──────── The records ────────
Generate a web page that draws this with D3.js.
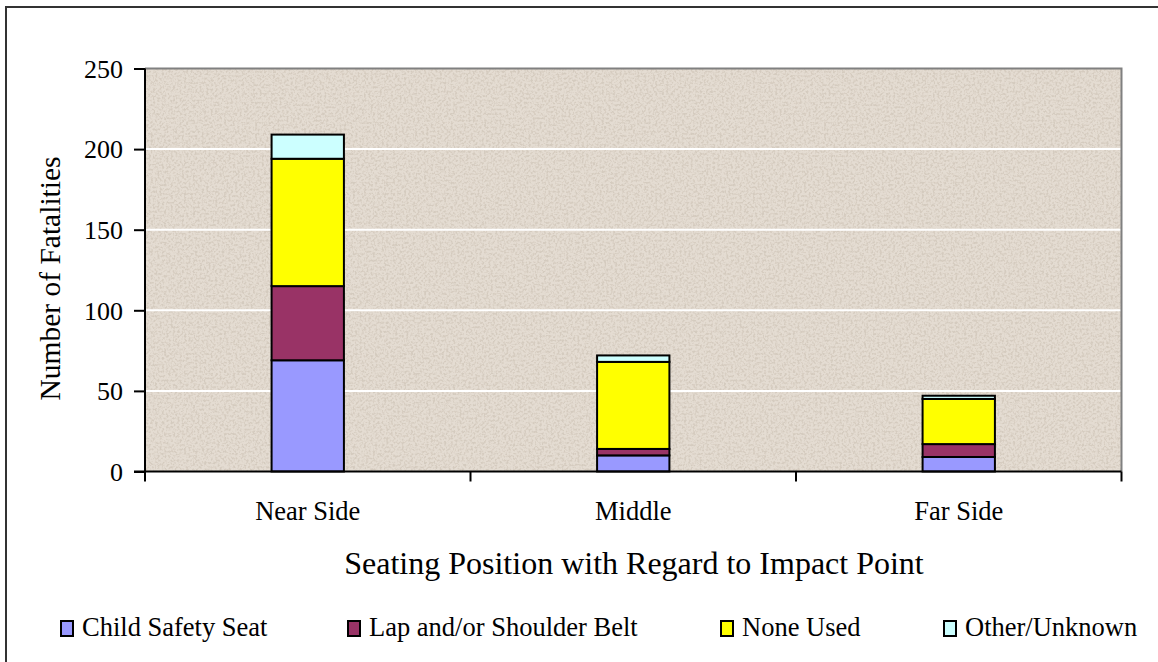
<!DOCTYPE html>
<html>
<head>
<meta charset="utf-8">
<script src="https://cdn.jsdelivr.net/npm/d3@7/dist/d3.min.js"></script>
<style>
  html, body { margin: 0; padding: 0; background: #fff; }
  svg { display: block; }
  svg text { font-family: "Liberation Serif", "DejaVu Serif", "Times New Roman", serif; fill: #000; }
</style>
</head>
<body>
<svg id="chart" width="1158" height="662"></svg>
<script>
// Fatalities by seating position and restraint use
const categories = ["Near Side", "Middle", "Far Side"];
const seriesNames = ["Child Safety Seat", "Lap and/or Shoulder Belt", "None Used", "Other/Unknown"];
const childSafetySeat = [69, 10, 9];
const lapShoulderBelt = [46, 4, 8];
const noneUsed = [79, 54, 28];
const otherUnknown = [15, 4, 2];
const yTicks = [0, 50, 100, 150, 200, 250];
const colors = ["#9999ff", "#993366", "#ffff00", "#ccffff"];

const seriesValues = [childSafetySeat, lapShoulderBelt, noneUsed, otherUnknown];
const rows = categories.map((c, i) => {
  const r = { category: c };
  seriesNames.forEach((s, k) => { r[s] = seriesValues[k][i]; });
  return r;
});

const FONT = "Liberation Serif";
const svg = d3.select("#chart");
const W = 1158, H = 662;
const margin = { left: 145, right: 1121.5, top: 68.5, bottom: 471.5 };

// outer chart frame
svg.append("rect")
  .attr("x", 6).attr("y", 7).attr("width", W + 10).attr("height", H + 10)
  .attr("fill", "#fff").attr("stroke", "#333").attr("stroke-width", 2);

// granite-like plot texture
const defs = svg.append("defs");
const f = defs.append("filter").attr("id", "grain")
  .attr("x", 0).attr("y", 0).attr("width", "100%").attr("height", "100%");
f.append("feTurbulence").attr("type", "fractalNoise")
  .attr("baseFrequency", 0.45).attr("numOctaves", 2).attr("seed", 7).attr("result", "n");
f.append("feColorMatrix").attr("in", "n").attr("type", "matrix")
  .attr("values", "0 0 0 0 0.62  0 0 0 0 0.55  0 0 0 0 0.47  0 0 0 -3.4 1.95")
  .attr("result", "dark");
f.append("feComposite").attr("in", "dark").attr("in2", "SourceGraphic").attr("operator", "in");

const x = d3.scaleBand().domain(categories)
  .range([margin.left, margin.right]).paddingInner(0).paddingOuter(0);
const y = d3.scaleLinear().domain([0, 250]).range([margin.bottom, margin.top]);

const plotW = margin.right - margin.left, plotH = margin.bottom - margin.top;
svg.append("rect")
  .attr("x", margin.left).attr("y", margin.top).attr("width", plotW).attr("height", plotH)
  .attr("fill", "#e4dcd2");
svg.append("rect")
  .attr("x", margin.left).attr("y", margin.top).attr("width", plotW).attr("height", plotH)
  .attr("fill", "#e4dcd2").attr("filter", "url(#grain)").attr("opacity", 0.7);

// gridlines
svg.append("g").selectAll("line").data(yTicks.filter(t => t > 0 && t < 250)).join("line")
  .attr("x1", margin.left).attr("x2", margin.right)
  .attr("y1", d => y(d)).attr("y2", d => y(d))
  .attr("stroke", "#fff").attr("stroke-width", 2);

// plot border (top/right)
svg.append("path")
  .attr("d", `M${margin.left},${margin.top}H${margin.right}V${margin.bottom}`)
  .attr("fill", "none").attr("stroke", "#808080").attr("stroke-width", 2);

// stacked bars
const stack = d3.stack().keys(seriesNames)(rows);
const barW = x.bandwidth() / 4.5;
svg.append("g").selectAll("g").data(stack).join("g")
  .attr("fill", (d, i) => colors[i])
  .selectAll("rect").data(d => d).join("rect")
  .attr("x", d => x(d.data.category) + (x.bandwidth() - barW) / 2)
  .attr("width", barW)
  .attr("y", d => y(d[1]))
  .attr("height", d => y(d[0]) - y(d[1]))
  .attr("stroke", "#000").attr("stroke-width", 2);

// y axis
const yAxis = svg.append("g").attr("transform", `translate(${margin.left},0)`)
  .call(d3.axisLeft(y).tickValues(yTicks).tickSize(11).tickPadding(11));
yAxis.attr("font-family", FONT).attr("font-size", 26);
yAxis.select(".domain").attr("stroke", "#000").attr("stroke-width", 2)
  .attr("d", `M0,${margin.top}V${margin.bottom}`);
yAxis.selectAll(".tick line").attr("stroke", "#000").attr("stroke-width", 2);
yAxis.selectAll(".tick text").attr("fill", "#000").attr("dy", "0.34em");

// x axis with boundary ticks
const xAxis = svg.append("g").attr("transform", `translate(0,${margin.bottom})`);
xAxis.append("line").attr("x1", margin.left - 11).attr("x2", margin.right)
  .attr("stroke", "#000").attr("stroke-width", 2);
const bounds = categories.map(c => x(c)).concat([margin.right]);
xAxis.selectAll("line.tk").data(bounds).join("line").attr("class", "tk")
  .attr("x1", d => d).attr("x2", d => d).attr("y1", 0).attr("y2", 10)
  .attr("stroke", "#000").attr("stroke-width", 2);
xAxis.selectAll("text").data(categories).join("text")
  .attr("x", d => x(d) + x.bandwidth() / 2).attr("y", 48.5)
  .attr("text-anchor", "middle").attr("font-family", FONT).attr("font-size", 26.5).text(d => d);

// axis titles
svg.append("text").attr("transform", `translate(60,278.5) rotate(-90)`)
  .attr("text-anchor", "middle").attr("font-family", FONT).attr("font-size", 29.5)
  .text("Number of Fatalities");
svg.append("text").attr("x", 634).attr("y", 574)
  .attr("text-anchor", "middle").attr("font-family", FONT).attr("font-size", 32)
  .text("Seating Position with Regard to Impact Point");

// legend
const legendX = [61, 348, 721, 944];
const lg = svg.append("g").selectAll("g").data(seriesNames).join("g")
  .attr("transform", (d, i) => `translate(${legendX[i]},621)`);
lg.append("rect").attr("width", 12).attr("height", 15)
  .attr("fill", (d, i) => colors[i]).attr("stroke", "#000").attr("stroke-width", 2);
lg.append("text").attr("x", 21).attr("y", 15).attr("font-family", FONT).attr("font-size", 26.5)
  .text(d => d);
</script>
</body>
</html>
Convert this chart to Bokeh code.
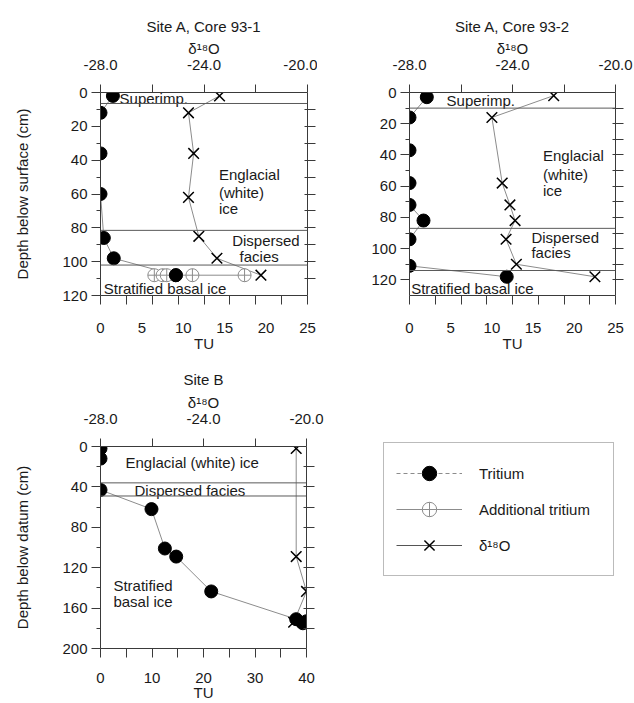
────────
▶ [Written request]
Set down the lines of the records above exactly, apart from the pictures.

▶ [Answer to the problem]
Generate a web page that draws this with D3.js.
<!DOCTYPE html>
<html>
<head>
<meta charset="utf-8">
<script src="https://cdn.jsdelivr.net/npm/d3@7/dist/d3.min.js"></script>
<style>
  html, body { margin: 0; padding: 0; background: #fff; }
  svg { display: block; }
  svg text { font-family: "Liberation Serif", "DejaVu Serif", "Times New Roman", serif; fill: #000; }
</style>
</head>
<body>
<svg id="chart" width="1158" height="662"></svg>
<script>
// Fatalities by seating position and restraint use
const categories = ["Near Side", "Middle", "Far Side"];
const seriesNames = ["Child Safety Seat", "Lap and/or Shoulder Belt", "None Used", "Other/Unknown"];
const childSafetySeat = [69, 10, 9];
const lapShoulderBelt = [46, 4, 8];
const noneUsed = [79, 54, 28];
const otherUnknown = [15, 4, 2];
const yTicks = [0, 50, 100, 150, 200, 250];
const colors = ["#9999ff", "#993366", "#ffff00", "#ccffff"];

const seriesValues = [childSafetySeat, lapShoulderBelt, noneUsed, otherUnknown];
const rows = categories.map((c, i) => {
  const r = { category: c };
  seriesNames.forEach((s, k) => { r[s] = seriesValues[k][i]; });
  return r;
});

const FONT = "Liberation Serif";
const svg = d3.select("#chart");
const W = 1158, H = 662;
const margin = { left: 145, right: 1121.5, top: 68.5, bottom: 471.5 };

// outer chart frame
svg.append("rect")
  .attr("x", 6).attr("y", 7).attr("width", W + 10).attr("height", H + 10)
  .attr("fill", "#fff").attr("stroke", "#333").attr("stroke-width", 2);

// granite-like plot texture
const defs = svg.append("defs");
const f = defs.append("filter").attr("id", "grain")
  .attr("x", 0).attr("y", 0).attr("width", "100%").attr("height", "100%");
f.append("feTurbulence").attr("type", "fractalNoise")
  .attr("baseFrequency", 0.45).attr("numOctaves", 2).attr("seed", 7).attr("result", "n");
f.append("feColorMatrix").attr("in", "n").attr("type", "matrix")
  .attr("values", "0 0 0 0 0.62  0 0 0 0 0.55  0 0 0 0 0.47  0 0 0 -3.4 1.95")
  .attr("result", "dark");
f.append("feComposite").attr("in", "dark").attr("in2", "SourceGraphic").attr("operator", "in");

const x = d3.scaleBand().domain(categories)
  .range([margin.left, margin.right]).paddingInner(0).paddingOuter(0);
const y = d3.scaleLinear().domain([0, 250]).range([margin.bottom, margin.top]);

const plotW = margin.right - margin.left, plotH = margin.bottom - margin.top;
svg.append("rect")
  .attr("x", margin.left).attr("y", margin.top).attr("width", plotW).attr("height", plotH)
  .attr("fill", "#e4dcd2");
svg.append("rect")
  .attr("x", margin.left).attr("y", margin.top).attr("width", plotW).attr("height", plotH)
  .attr("fill", "#e4dcd2").attr("filter", "url(#grain)").attr("opacity", 0.7);

// gridlines
svg.append("g").selectAll("line").data(yTicks.filter(t => t > 0 && t < 250)).join("line")
  .attr("x1", margin.left).attr("x2", margin.right)
  .attr("y1", d => y(d)).attr("y2", d => y(d))
  .attr("stroke", "#fff").attr("stroke-width", 2);

// plot border (top/right)
svg.append("path")
  .attr("d", `M${margin.left},${margin.top}H${margin.right}V${margin.bottom}`)
  .attr("fill", "none").attr("stroke", "#808080").attr("stroke-width", 2);

// stacked bars
const stack = d3.stack().keys(seriesNames)(rows);
const barW = x.bandwidth() / 4.5;
svg.append("g").selectAll("g").data(stack).join("g")
  .attr("fill", (d, i) => colors[i])
  .selectAll("rect").data(d => d).join("rect")
  .attr("x", d => x(d.data.category) + (x.bandwidth() - barW) / 2)
  .attr("width", barW)
  .attr("y", d => y(d[1]))
  .attr("height", d => y(d[0]) - y(d[1]))
  .attr("stroke", "#000").attr("stroke-width", 2);

// y axis
const yAxis = svg.append("g").attr("transform", `translate(${margin.left},0)`)
  .call(d3.axisLeft(y).tickValues(yTicks).tickSize(11).tickPadding(11));
yAxis.attr("font-family", FONT).attr("font-size", 26);
yAxis.select(".domain").attr("stroke", "#000").attr("stroke-width", 2)
  .attr("d", `M0,${margin.top}V${margin.bottom}`);
yAxis.selectAll(".tick line").attr("stroke", "#000").attr("stroke-width", 2);
yAxis.selectAll(".tick text").attr("fill", "#000").attr("dy", "0.34em");

// x axis with boundary ticks
const xAxis = svg.append("g").attr("transform", `translate(0,${margin.bottom})`);
xAxis.append("line").attr("x1", margin.left - 11).attr("x2", margin.right)
  .attr("stroke", "#000").attr("stroke-width", 2);
const bounds = categories.map(c => x(c)).concat([margin.right]);
xAxis.selectAll("line.tk").data(bounds).join("line").attr("class", "tk")
  .attr("x1", d => d).attr("x2", d => d).attr("y1", 0).attr("y2", 10)
  .attr("stroke", "#000").attr("stroke-width", 2);
xAxis.selectAll("text").data(categories).join("text")
  .attr("x", d => x(d) + x.bandwidth() / 2).attr("y", 48.5)
  .attr("text-anchor", "middle").attr("font-family", FONT).attr("font-size", 26.5).text(d => d);

// axis titles
svg.append("text").attr("transform", `translate(60,278.5) rotate(-90)`)
  .attr("text-anchor", "middle").attr("font-family", FONT).attr("font-size", 29.5)
  .text("Number of Fatalities");
svg.append("text").attr("x", 634).attr("y", 574)
  .attr("text-anchor", "middle").attr("font-family", FONT).attr("font-size", 32)
  .text("Seating Position with Regard to Impact Point");

// legend
const legendX = [61, 348, 721, 944];
const lg = svg.append("g").selectAll("g").data(seriesNames).join("g")
  .attr("transform", (d, i) => `translate(${legendX[i]},621)`);
lg.append("rect").attr("width", 12).attr("height", 15)
  .attr("fill", (d, i) => colors[i]).attr("stroke", "#000").attr("stroke-width", 2);
lg.append("text").attr("x", 21).attr("y", 15).attr("font-family", FONT).attr("font-size", 26.5)
  .text(d => d);
</script>
</body>
</html>
Convert this chart to Bokeh code.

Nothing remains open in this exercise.